Bruno Freschi, dean of the School of Architecture and Planning, calls Hadighi "one of our really prized faculty members and, I think, an extraordinary designer in his own right.

"He brings to his studio pedagogy a fresh and idiosyncratic approach to design," Freschi continued. "He's been a great inspiration to his students-many of them have said that to me directly-and even more interesting is that he has an architectural practice as well. That's very unusual for the faculty of this school."

Hadighi is in private practice with Nazarian. Their firm specializes in the design, documentation and construction phases of residential, commercial and institutional buildings. The two architects, together or separately, also have been commissioned to design renovations and original homes here and in other states.

Among his professional work, Hadighi counts a stint as project architect for Japan's Kansai International Airport Competition, out of which arose the design of the new mile-long international airport built on a constructed island in Osaka Bay. While living near Ithaca, he worked as project architect, and before that, as a junior architect for several school-design projects and private residences in Central New York, Ithaca's Citizens Savings Bank and for Promenade, a 12-story condominium in Sarasota, Fla.

The many prizes he has received in national and international design competitions-too numerous even to list-indicate Hadighi's prodigious gifts in several media.

A 1995 prize was for "The World Outside," a limited edition handmade book later distributed through Printed Matter at the Dia Art Foundation, the only distributor of artists' books in the United States. The book also garnered a New York Foundation for the Arts fellowship for Hadighi, along with a $7,000 cash award.

Another 1995 prize carried a cash award from a German juried competition for best conceptual design. His proposal was selected by a nationally recognized jury from among 500 entries.

Both Hadighi and Nazarian are trained in the fine arts as well as in architecture-she in music, he in studio art and art history-a fact that they say informs their interdisciplinary work. In fact, they have collaborated on a project called "REALtheaTER," in which they proposed to "construct" the threshold between theatricality and reality, the actual and the virtual.

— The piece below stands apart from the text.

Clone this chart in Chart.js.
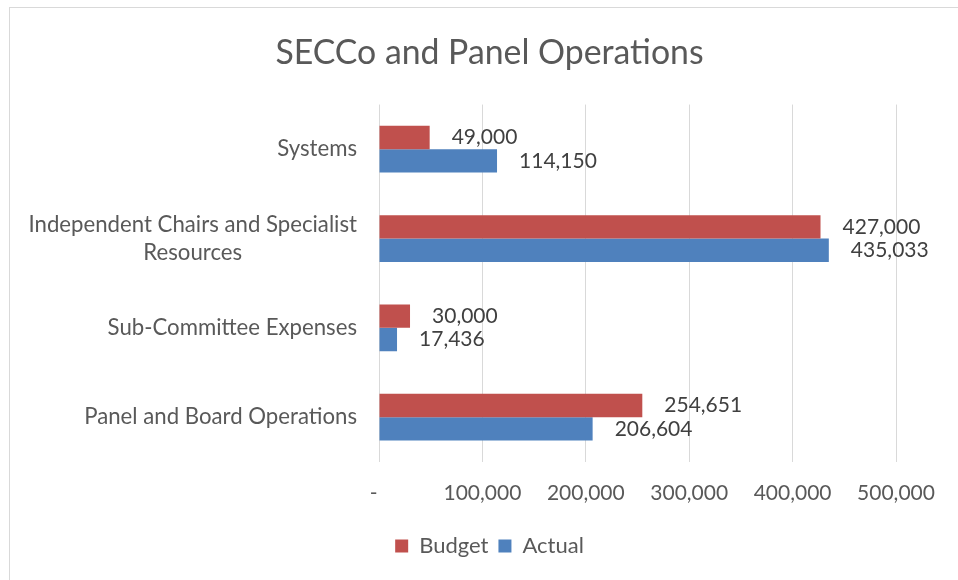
<!DOCTYPE html>
<html>
<head>
<meta charset="utf-8">
<script src="https://cdn.jsdelivr.net/npm/chart.js@4"></script>
<style>
  html, body { margin: 0; padding: 0; background: #ffffff; overflow: hidden; }
  #frame { position: absolute; left: 9px; top: 7px; width: 960px; height: 580px;
           border-left: 1px solid #d9d9d9; border-top: 1px solid #d9d9d9; background: #fff; }
  #wrap { position: absolute; left: 0; top: 0; width: 960px; height: 572px; }
</style>
</head>
<body>
<div id="frame"><div id="wrap"><canvas id="c"></canvas></div></div>
<script>
const categories = [
  "Systems",
  ["Independent Chairs and Specialist", "Resources"],
  "Sub-Committee Expenses",
  "Panel and Board Operations"
];
const budgetValues = [49000, 427000, 30000, 254651];
const actualValues = [114150, 435033, 17436, 206604];
const xTicks = [0, 100000, 200000, 300000, 400000, 500000];
const seriesNames = ["Budget", "Actual"];

const FONT = "Lato";
const AXIS_COLOR = "#595959";
const LABEL_COLOR = "#404040";

const fmt = v => v === 0 ? "-  " : v.toLocaleString("en-US");

const dataLabels = {
  id: "dataLabels",
  afterDatasetsDraw(chart) {
    const ctx = chart.ctx;
    ctx.save();
    ctx.font = "21px " + FONT;
    ctx.fillStyle = LABEL_COLOR;
    ctx.textAlign = "left";
    ctx.textBaseline = "middle";
    chart.data.datasets.forEach((ds, di) => {
      const meta = chart.getDatasetMeta(di);
      meta.data.forEach((el, i) => {
        ctx.fillText(ds.data[i].toLocaleString("en-US"), el.x + 22, el.y);
      });
    });
    ctx.restore();
  }
};

const catLabels = {
  id: "catLabels",
  afterDraw(chart) {
    const ctx = chart.ctx;
    const scale = chart.scales.y;
    const right = chart.chartArea.left - 22;
    const lh = 28;
    ctx.save();
    ctx.font = "22.2px " + FONT;
    ctx.fillStyle = AXIS_COLOR;
    ctx.textAlign = "center";
    ctx.textBaseline = "middle";
    chart.data.labels.forEach((lab, i) => {
      const lines = Array.isArray(lab) ? lab : [lab];
      const maxW = Math.max(...lines.map(l => ctx.measureText(l).width));
      const cx = right - maxW / 2;
      const cy = scale.getPixelForTick(i);
      lines.forEach((l, j) => {
        ctx.fillText(l, cx, cy + (j - (lines.length - 1) / 2) * lh);
      });
    });
    ctx.restore();
  }
};

new Chart(document.getElementById("c"), {
  type: "bar",
  data: {
    labels: categories,
    datasets: [
      { label: seriesNames[0], data: budgetValues, backgroundColor: "#C0504D", borderWidth: 0 },
      { label: seriesNames[1], data: actualValues, backgroundColor: "#4F81BD", borderWidth: 0 }
    ]
  },
  options: {
    indexAxis: "y",
    responsive: true,
    maintainAspectRatio: false,
    animation: false,
    datasets: { bar: { categoryPercentage: 0.524, barPercentage: 1.0 } },
    layout: { padding: { left: 73, right: 74, top: 0, bottom: 13 } },
    scales: {
      x: {
        min: 0, max: 500000,
        afterBuildTicks(scale) { scale.ticks = xTicks.map(v => ({ value: v })); },
        grid: { color: "#d9d9d9", lineWidth: 1, drawTicks: false },
        border: { display: false },
        ticks: {
          padding: 19,
          color: AXIS_COLOR,
          font: { family: FONT, size: 21 },
          maxRotation: 0,
          callback: v => fmt(v)
        }
      },
      y: {
        grid: { display: false, drawTicks: false },
        border: { display: false },
        ticks: { color: "rgba(0,0,0,0)", font: { family: FONT, size: 21 }, padding: 22 },
        afterFit(scale) { scale.width = 296; }
      }
    },
    plugins: {
      title: {
        display: true,
        text: "SECCo and Panel Operations",
        color: AXIS_COLOR,
        font: { family: FONT, size: 33.8, weight: "normal" },
        padding: { top: 25, bottom: 31 }
      },
      legend: {
        position: "bottom",
        labels: {
          color: AXIS_COLOR,
          font: { family: FONT, size: 22 },
          boxWidth: 13, boxHeight: 13,
          padding: 10
        }
      },
      tooltip: { enabled: false }
    }
  },
  plugins: [dataLabels, catLabels]
});
</script>
</body>
</html>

In 1997, a project funded by a UB Multidisciplinary Pilot Project grant, was undertaken jointly by Hadighi and Henry Sussman, professor of comparative literatures. Together, they explored the potential of textual space (Sussman's realm) to delineate architectural and urban strategies to support construction of unprecedented spaces in the City of Buffalo.

In one of his most conceptual projects to date, Hadighi presented at Buffalo's Big Orbit Gallery a study of "hinges in time, location, construction methods, families and behavior." This was articulated by a hinged, moving structure that could simultaneously define a specific space and hinge itself into a flat wall form.

Freschi says his students have done extraordinary work under Hadighi's guidance. They have entered national competitions that put them up against excellent architects and studios from all over the country, and in many cases have come up with at least an honorable mention.

"This is very unusual," Freschi said, "since the competition deadlines do not usually conform with the studio time frame. This places great pressure on the students to complete complex proposals in a relatively short time.

"In addition, he designs his work on the computer and is very up-to-date on the latest programs and techniques," said Freschi. "This is a terrific boon for the students, of course, and it's necessary because today a skilled designer must not only link mind to hand, but mind and hand to digital tools."

Colleagues often cite Hadighi's intellect in describing him as one of the more interesting and provocative thinkers on campus. According to Freschi, "discourse is a passion with him," adding, "by dint of this, a very courteous manner and his engaging personality, he's brought a civilizing air to the school."

"You see flashes of brilliance among young architects like Mehrdad," Freschi said, "He's brilliant, engaging, very creative, strongly grounded in professional skill, daring, full of fresh ideas, well-liked and seems to have a real pedagogical edge. He's exceptional. Keep your eye on him."